Independent publishing · work-in-progress

My New Online Fiction Serial

Last year, I wrote on here about the importance of the second novel, because I’d heard that the best thing you can do to support the book you’ve written is to produce another one. Critical mass really helps create a presence in readers’ if not retailers’ minds.

So, I duly set about starting another novel that was unconnected to Ready to Love but which I hoped would be enjoyed by its readers (and win new readers, too). At the end of the year, I hadn’t amassed a lot of pages but wasn’t overly concerned.

(This blog is very useful to committing to resolutions as well as remember intentions.)

I’ve now decided that the new book needs to be more than a ‘second novel’ (for which read: ‘another novel’) so it’s gone on the backburner.

I’d also begun thinking about other kinds of writing. In my scrapbook of author interviews, culled from years of combing weekend papers for insights into how other writers operate, I inspired by Armistead Maupin’s account of how his Tales of the City sequence began life in newspaper columns, which he then cut out and pieced together into a narrative. The idea of making a book in that way resonated with me.

tales-stitch-partial

I’d also read my friend Will Eaves’ latest books, The Absent Therapist and The Inevitable Giftshop. Both comprise short pieces – some fiction, some memoir – as well as poems. You can dip in and out of them but they succeed as whole works. (They’re published by CB Editions, which you can visit here.)

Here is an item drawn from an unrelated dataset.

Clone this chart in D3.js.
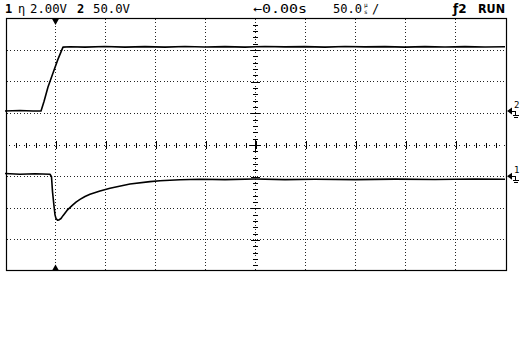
<!DOCTYPE html>
<html>
<head>
<meta charset="utf-8">
<script src="https://cdn.jsdelivr.net/npm/d3@7"></script>
<style>
  html, body { margin: 0; padding: 0; background: #fff; }
  svg { display: block; }
  text { font-family: "DejaVu Sans Mono", monospace; font-size: 12px; fill: #000; }
  .bold { font-weight: bold; }
</style>
</head>
<body>
<svg id="scope" width="522" height="360"></svg>
<script>
// channel 2 (top trace), time in us, value in volts
const ch2Time  = [-250, -235, -222, -214, -211, -207, -202, -197, -192, -185, -170, -150, -130, -110, -90, -70, -50, -30, -10, 10, 30, 50, 70, 90, 110, 130, 150, 170, 190, 210, 230, 250];
const ch2Volts = [0, 0.8, 0, 0, 15, 38, 60, 82, 101, 101.5, 101, 102, 101, 101.8, 101, 102, 101.2, 101.8, 101, 102, 101.4, 101.8, 101, 102, 101.3, 101.8, 101, 101.8, 101.2, 101.8, 101.2, 101.6];

// channel 1 (bottom trace)
const ch1Time  = [-250, -235, -220, -205, -203.5, -202.5, -201, -200, -199, -197.5, -196, -194, -192, -188, -183, -179, -175, -170, -165, -155, -145, -138, -125, -105, -95, -75, -55, -30, 0, 30, 60, 100, 140, 180, 220, 250];
const ch1Volts = [0.17, 0.12, 0.15, 0.12, -0.04, -0.98, -1.89, -2.45, -2.68, -2.78, -2.77, -2.68, -2.50, -2.17, -1.87, -1.64, -1.47, -1.29, -1.15, -0.94, -0.77, -0.67, -0.50, -0.35, -0.29, -0.23, -0.20, -0.22, -0.18, -0.22, -0.20, -0.22, -0.19, -0.21, -0.18, -0.20];

const voltsPerDiv = { ch1: 2.0, ch2: 50.0 };
const groundDiv = { ch1: -1.0, ch2: 1.06 };
const triggerTime = -200;

const headerLeft = ['1', '\u03B7', '2.00V', '2', '50.0V'];
const headerTime = ['\u21900.00s', '50.0', '\u00B5', 's', '/'];
const headerRun = ['\u01922', 'RUN'];

const svg = d3.select('#scope');
const x = d3.scaleLinear().domain([-250, 250]).range([5, 505]);
const y = d3.scaleLinear().domain([-4, 4]).range([271, 18]);
const px = v => Math.round(v) + 0.5;

// dotted graticule
const grid = svg.append('g')
  .attr('stroke', '#222')
  .attr('stroke-width', 1)
  .attr('stroke-dasharray', '1 2.33')
  .attr('shape-rendering', 'crispEdges');

grid.selectAll('.vgrid')
  .data(d3.range(-200, 201, 50))
  .enter()
  .append('line')
  .attr('x1', d => px(x(d)))
  .attr('x2', d => px(x(d)))
  .attr('y1', 19)
  .attr('y2', 271);

grid.selectAll('.hgrid')
  .data(d3.range(-3, 4).filter(d => d !== 0))
  .enter()
  .append('line')
  .attr('x1', 7)
  .attr('x2', 506)
  .attr('y1', d => px(y(d)))
  .attr('y2', d => px(y(d)));

// center horizontal axis: dots + ticks
svg.append('line')
  .attr('x1', 7).attr('x2', 506)
  .attr('y1', px(y(0))).attr('y2', px(y(0)))
  .attr('stroke', '#222')
  .attr('stroke-dasharray', '1 4')
  .attr('stroke-dashoffset', -2)
  .attr('shape-rendering', 'crispEdges');

const hMinor = d3.axisBottom(x)
  .tickValues(d3.range(-240, 250, 10).filter(d => d % 50 !== 0))
  .tickSize(5).tickFormat('');
const hMajor = d3.axisBottom(x)
  .tickValues(d3.range(-200, 201, 50))
  .tickSize(8).tickFormat('');

svg.append('g').attr('transform', `translate(0.5, ${Math.round(y(0)) - 2})`).call(hMinor);
svg.append('g').attr('transform', `translate(0.5, ${Math.round(y(0)) - 4})`).call(hMajor);

// center vertical axis ticks
const vMinor = d3.axisRight(y)
  .tickValues(d3.range(-3.8, 4, 0.2).filter(d => Math.abs(d - Math.round(d)) > 0.01))
  .tickSize(5).tickFormat('');
const vMajor = d3.axisRight(y)
  .tickValues(d3.range(-3, 4, 1))
  .tickSize(9).tickFormat('');

svg.append('g').attr('transform', `translate(${Math.round(x(0)) - 2}, 0.5)`).call(vMinor);
svg.append('g').attr('transform', `translate(${Math.round(x(0)) - 4}, 0.5)`).call(vMajor);

svg.selectAll('.domain').remove();
svg.selectAll('.tick line')
  .attr('stroke', '#000')
  .attr('shape-rendering', 'crispEdges');

// center cross
svg.append('line')
  .attr('x1', 249).attr('x2', 261)
  .attr('y1', px(y(0))).attr('y2', px(y(0)))
  .attr('stroke', '#000').attr('shape-rendering', 'crispEdges');
svg.append('line')
  .attr('x1', px(x(0))).attr('x2', px(x(0)))
  .attr('y1', y(0) - 6).attr('y2', y(0) + 6)
  .attr('stroke', '#000').attr('shape-rendering', 'crispEdges');

// frame
svg.append('rect')
  .attr('x', 6.5).attr('y', 18.5)
  .attr('width', 500).attr('height', 252)
  .attr('fill', 'none')
  .attr('stroke', '#000')
  .attr('stroke-width', 1.2);

// traces
const traces = [
  { ch: 'ch2', data: ch2Time.map((t, i) => ({ t, v: ch2Volts[i] })) },
  { ch: 'ch1', data: ch1Time.map((t, i) => ({ t, v: ch1Volts[i] })) }
];

traces.forEach(tr => {
  const line = d3.line()
    .x(d => x(d.t))
    .y(d => y(d.v / voltsPerDiv[tr.ch] + groundDiv[tr.ch]));
  svg.append('path')
    .datum(tr.data)
    .attr('d', line)
    .attr('fill', 'none')
    .attr('stroke', '#000')
    .attr('stroke-width', 1.6)
    .attr('stroke-linejoin', 'round');
});

// trigger markers
svg.append('path')
  .attr('d', d3.symbol(d3.symbolTriangle, 20)())
  .attr('transform', `translate(${x(triggerTime) + 0.5}, 21) rotate(180)`)
  .attr('fill', '#000');
svg.append('path')
  .attr('d', d3.symbol(d3.symbolTriangle, 20)())
  .attr('transform', `translate(${x(triggerTime) + 0.5}, 268.5)`)
  .attr('fill', '#000');

// ground markers on the right
[['ch2', '2'], ['ch1', '1']].forEach(([ch, label]) => {
  const gy = y(groundDiv[ch]);
  const g = svg.append('g').attr('stroke', '#000').attr('shape-rendering', 'crispEdges');
  svg.append('path')
    .attr('d', `M507,${gy}L512,${gy - 3.5}L512,${gy + 3.5}Z`)
    .attr('fill', '#000');
  g.append('line').attr('x1', 512).attr('x2', 516).attr('y1', Math.round(gy) + 0.5).attr('y2', Math.round(gy) + 0.5);
  g.append('line').attr('x1', 515.5).attr('x2', 515.5).attr('y1', gy).attr('y2', gy + 4);
  g.append('line').attr('x1', 513).attr('x2', 519).attr('y1', Math.round(gy) + 4.5).attr('y2', Math.round(gy) + 4.5);
  g.append('line').attr('x1', 514).attr('x2', 518).attr('y1', Math.round(gy) + 6.5).attr('y2', Math.round(gy) + 6.5);
  svg.append('text')
    .attr('x', 514).attr('y', gy - 3)
    .style('font-size', '9px')
    .text(label);
});

// header texts
const hdr = svg.append('g');
hdr.append('text').attr('class', 'bold').attr('x', 5).attr('y', 13).text(headerLeft[0]);
hdr.append('text').attr('x', 18).attr('y', 13).text(headerLeft[1]);
hdr.append('text').attr('x', 30).attr('y', 13).attr('textLength', 37).attr('lengthAdjust', 'spacingAndGlyphs').text(headerLeft[2]);
hdr.append('text').attr('class', 'bold').attr('x', 77).attr('y', 13).text(headerLeft[3]);
hdr.append('text').attr('x', 93).attr('y', 13).attr('textLength', 37).attr('lengthAdjust', 'spacingAndGlyphs').text(headerLeft[4]);

hdr.append('text').attr('x', 253).attr('y', 13).attr('textLength', 54).attr('lengthAdjust', 'spacingAndGlyphs').text(headerTime[0]);
hdr.append('text').attr('x', 333).attr('y', 13).attr('textLength', 29).attr('lengthAdjust', 'spacingAndGlyphs').text(headerTime[1]);
hdr.append('text').attr('x', 364).attr('y', 7).style('font-size', '6px').text(headerTime[2]);
hdr.append('text').attr('x', 364).attr('y', 14).style('font-size', '6px').text(headerTime[3]);
hdr.append('text').attr('x', 372).attr('y', 13).text(headerTime[4]);

hdr.append('text').attr('class', 'bold').attr('x', 453).attr('y', 13)
  .style('font-family', '"DejaVu Sans", sans-serif').text(headerRun[0]);
hdr.append('text').attr('class', 'bold').attr('x', 478).attr('y', 13)
  .style('font-family', '"DejaVu Sans", sans-serif')
  .attr('textLength', 27).attr('lengthAdjust', 'spacingAndGlyphs').text(headerRun[1]);
</script>
</body>
</html>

I’d also been following Roddy Doyle’s Facebook episodes, set in real time, in which two men discuss the week’s events over a drink in a pub, which were then collected into two slim volumes, Two Pints and Two More Pints.

Alongside this, I’d been exploring the world of social media and blogs – not just my own – and really thinking about world lengths and form. I began experimenting with 1,000 words and found I really enjoyed the length. It felt natural to me.

So I began wondering about writing my own serial, for readers of Ready to Love. I pitched it to the Nina at the online magazine Londnr whom I met last summer one of their terrific writers’ events. We talked about the possibilities, I made a pitch, we discussed it, and I started writing and we edited them. And here we are, launching today, with the first of four pieces which introduce my main characters. From next Monday, there will be a weekly piece which will chronicle their lives as well as the life of London, their city and mine, around them.

Some elements I’m planning but others will fall into my lap – I hope – because I’ll be writing on the hoof, just a few days before publication. I don’t know how long the series will last or where it will go, but I’m really looking forward to writing it. And I hope also to reassemble the pieces and put them together again to make something new all over again. That seems like a good way to be writing in 2017.